INDEPENDENCE INSTITUTE ($60,000): Opposes antidiscrimination protections for gays and lesbians on the grounds that such laws endanger children. One 1996 statement argued that “homosexuals’ sexual proclivities are a threat to the emotional safety of many students” and claimed that antidiscrimination laws would permit cross-dressing teachers to inflict “emotional trauma” on schoolchildren. Also opposes affirmative action and environmental protection.

“A SNOW JOB”?

Since the Adolph Coors Foundation and the Castle Rock Foundation share the same board, the same investments and the same executive director, why was it necessary to establish Castle Rock as a separate entity? The Coors Foundation’s 1994 annual report says it was simply a matter of separating funds that were restricted to use within Colorado from those without such limits. To do that, “the Trustees decided, effective the beginning of fiscal year 1994, to spin off the unrestricted assets and endow a new foundation, the Castle Rock Foundation. Essentially all grants from the Adolph Coors Foundation are now restricted for use within the state of Colorado.”

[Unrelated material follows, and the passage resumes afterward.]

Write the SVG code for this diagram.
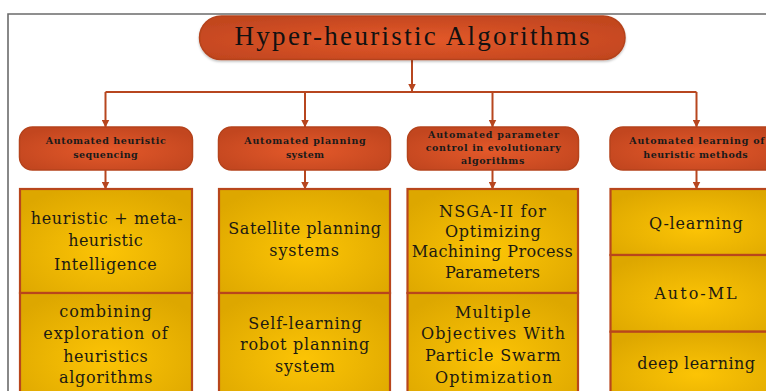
<svg xmlns="http://www.w3.org/2000/svg" width="766" height="391" viewBox="0 0 766 391">
  <defs>
    <radialGradient id="gOrange" cx="0.5" cy="0.55" r="0.6">
      <stop offset="0" stop-color="#e4592a"/>
      <stop offset="1" stop-color="#c2461f"/>
    </radialGradient>
    <radialGradient id="gYellow" cx="0.5" cy="0.6" r="0.65">
      <stop offset="0" stop-color="#fcc405"/>
      <stop offset="1" stop-color="#dda700"/>
    </radialGradient>
    <marker id="arrow" markerWidth="8" markerHeight="8" refX="7.5" refY="4" orient="auto" markerUnits="userSpaceOnUse">
      <path d="M0,0 L8,4 L0,8 Z" fill="#b7461f"/>
    </marker>
    <filter id="shadow" x="-5%" y="-20%" width="110%" height="150%">
      <feDropShadow dx="0" dy="1.5" stdDeviation="1.2" flood-color="#000" flood-opacity="0.25"/>
    </filter>
  </defs>
  <style>
    .frame { fill: none; stroke: #6b6b6b; stroke-width: 1.6; }
    .pill { fill: url(#gOrange); stroke: #b5431c; stroke-width: 1.5; }
    .cell { fill: url(#gYellow); stroke: #b8461c; stroke-width: 2.2; }
    .wire { fill: none; stroke: #b7461f; stroke-width: 2; }
    text { text-anchor: middle; }
    .title { font-family: 'Liberation Serif', serif; font-size: 27px; fill: #111; }
    .head { font-family: 'DejaVu Serif', serif; font-size: 9.5px; font-weight: bold; fill: #1a1a1a; }
    .item { font-family: 'DejaVu Serif', serif; font-size: 16px; fill: #1c1a12; }
  </style>

  <!-- outer frame -->
  <path class="frame" d="M8,391 L8,14 L766,14"/>

  <!-- connectors -->
  <g id="connectors">
    <path class="wire" d="M412,59.5 L412,91" marker-end="url(#arrow)"/>
    <path class="wire" d="M105.5,92 L696.5,92"/>
    <path class="wire" d="M105.5,92 L105.5,127" marker-end="url(#arrow)"/>
    <path class="wire" d="M305,92 L305,127" marker-end="url(#arrow)"/>
    <path class="wire" d="M492.5,92 L492.5,127" marker-end="url(#arrow)"/>
    <path class="wire" d="M696.5,92 L696.5,127" marker-end="url(#arrow)"/>
    <path class="wire" d="M105.5,170 L105.5,189" marker-end="url(#arrow)"/>
    <path class="wire" d="M305,170 L305,189" marker-end="url(#arrow)"/>
    <path class="wire" d="M492.5,170 L492.5,189" marker-end="url(#arrow)"/>
    <path class="wire" d="M696.5,170 L696.5,189" marker-end="url(#arrow)"/>
  </g>

  <!-- root -->
  <g id="root">
    <rect class="pill" x="199.5" y="16" width="425.5" height="43.5" rx="21.75" filter="url(#shadow)"/>
    <text class="title" x="412" y="45" textLength="355" lengthAdjust="spacing">Hyper-heuristic Algorithms</text>
  </g>

  <!-- category: heuristic sequencing -->
  <g id="cat-sequencing">
    <rect class="pill" x="19.5" y="127" width="173" height="43" rx="13"/>
    <text class="head" x="105.7" y="144.3" textLength="120" lengthAdjust="spacing">Automated heuristic</text>
    <text class="head" x="105.5" y="157.5" textLength="64.5" lengthAdjust="spacing">sequencing</text>
  </g>
  <g id="items-sequencing">
    <rect class="cell" x="20" y="189" width="172" height="104"/>
    <rect class="cell" x="20" y="293" width="172" height="110"/>
    <text class="item" x="106.7" y="224.3" textLength="152" lengthAdjust="spacing">heuristic + meta-</text>
    <text class="item" x="105.5" y="246" textLength="74.4" lengthAdjust="spacing">heuristic</text>
    <text class="item" x="105.4" y="270" textLength="102.7" lengthAdjust="spacing">Intelligence</text>
    <text class="item" x="105.5" y="316.7" textLength="92.4" lengthAdjust="spacing">combining</text>
    <text class="item" x="105.5" y="339.3" textLength="124.4" lengthAdjust="spacing">exploration of</text>
    <text class="item" x="105.5" y="361.7" textLength="84.4" lengthAdjust="spacing">heuristics</text>
    <text class="item" x="105.7" y="382.7" textLength="93.3" lengthAdjust="spacing">algorithms</text>
  </g>

  <!-- category: planning system -->
  <g id="cat-planning">
    <rect class="pill" x="218.5" y="127" width="172" height="43" rx="13"/>
    <text class="head" x="305" y="144.3" textLength="121.4" lengthAdjust="spacing">Automated planning</text>
    <text class="head" x="305" y="157.5" textLength="38" lengthAdjust="spacing">system</text>
  </g>
  <g id="items-planning">
    <rect class="cell" x="219" y="189" width="171" height="104"/>
    <rect class="cell" x="219" y="293" width="171" height="110"/>
    <text class="item" x="304.7" y="234" textLength="152.7" lengthAdjust="spacing">Satellite planning</text>
    <text class="item" x="304.2" y="256" textLength="69.7" lengthAdjust="spacing">systems</text>
    <text class="item" x="305" y="329.3" textLength="113.4" lengthAdjust="spacing">Self-learning</text>
    <text class="item" x="304.7" y="350" textLength="129.3" lengthAdjust="spacing">robot planning</text>
    <text class="item" x="305" y="371.7" textLength="60" lengthAdjust="spacing">system</text>
  </g>

  <!-- category: parameter control -->
  <g id="cat-parameter">
    <rect class="pill" x="407.5" y="127" width="171" height="43" rx="13"/>
    <text class="head" x="493.5" y="138.3" textLength="131" lengthAdjust="spacing">Automated parameter</text>
    <text class="head" x="493.2" y="150.7" textLength="135" lengthAdjust="spacing">control in evolutionary</text>
    <text class="head" x="492.7" y="164.3" textLength="63.3" lengthAdjust="spacing">algorithms</text>
  </g>
  <g id="items-parameter">
    <rect class="cell" x="407.5" y="189" width="170.5" height="104"/>
    <rect class="cell" x="407.5" y="293" width="170.5" height="110"/>
    <text class="item" x="492.5" y="216.7" textLength="107" lengthAdjust="spacing">NSGA-II for</text>
    <text class="item" x="492.8" y="237.3" textLength="95.7" lengthAdjust="spacing">Optimizing</text>
    <text class="item" x="492.2" y="257" textLength="161" lengthAdjust="spacing">Machining Process</text>
    <text class="item" x="492.5" y="278.3" textLength="95" lengthAdjust="spacing">Parameters</text>
    <text class="item" x="492.8" y="317.7" textLength="75.7" lengthAdjust="spacing">Multiple</text>
    <text class="item" x="493" y="339.3" textLength="144" lengthAdjust="spacing">Objectives With</text>
    <text class="item" x="492.8" y="361" textLength="135.7" lengthAdjust="spacing">Particle Swarm</text>
    <text class="item" x="493.6" y="382.7" textLength="117.3" lengthAdjust="spacing">Optimization</text>
  </g>

  <!-- category: learning of heuristic methods -->
  <g id="cat-learning">
    <rect class="pill" x="610" y="127" width="174" height="43" rx="13"/>
    <text class="head" x="696.8" y="144.3" textLength="135" lengthAdjust="spacing">Automated learning of</text>
    <text class="head" x="695.5" y="157.5" textLength="104.4" lengthAdjust="spacing">heuristic methods</text>
  </g>
  <g id="items-learning">
    <rect class="cell" x="610.5" y="189" width="173" height="66"/>
    <rect class="cell" x="610.5" y="255" width="173" height="76.7"/>
    <rect class="cell" x="610.5" y="331.7" width="173" height="71"/>
    <text class="item" x="695.8" y="229.3" textLength="93.7" lengthAdjust="spacing">Q-learning</text>
    <text class="item" x="695.5" y="299.3" textLength="82.4" lengthAdjust="spacing">Auto-ML</text>
    <text class="item" x="696.2" y="369.3" textLength="117.7" lengthAdjust="spacing">deep learning</text>
  </g>
</svg>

But the company’s critics suspect a second agenda: The creation of yet another paper separation between the brewery and the Coors family’s support of the homophobic right. “It is a snow job to remove the Coors name directly from grants to radical causes, smoke and mirrors,” argues Jerry Sloan, who monitors the religious right for California’s Project Tocsin. This is consistent, he notes, with the family’s most prominent radical right activist, Jeffrey Coors, being moved to the nominally separate ACX Technologies, allowing company spokespeople to claim he has “no connection” to the brewery, despite the extensive business ties between the two firms.

Berlet agrees, commenting, “This appears to be another step toward obscuring the relationship between the sale of Coors beer and the use of a portion of the profits from those sales to fund right-wing political activity that promotes the idea that the ideal citizen is someone who acts like a conservative straight white Christian man.”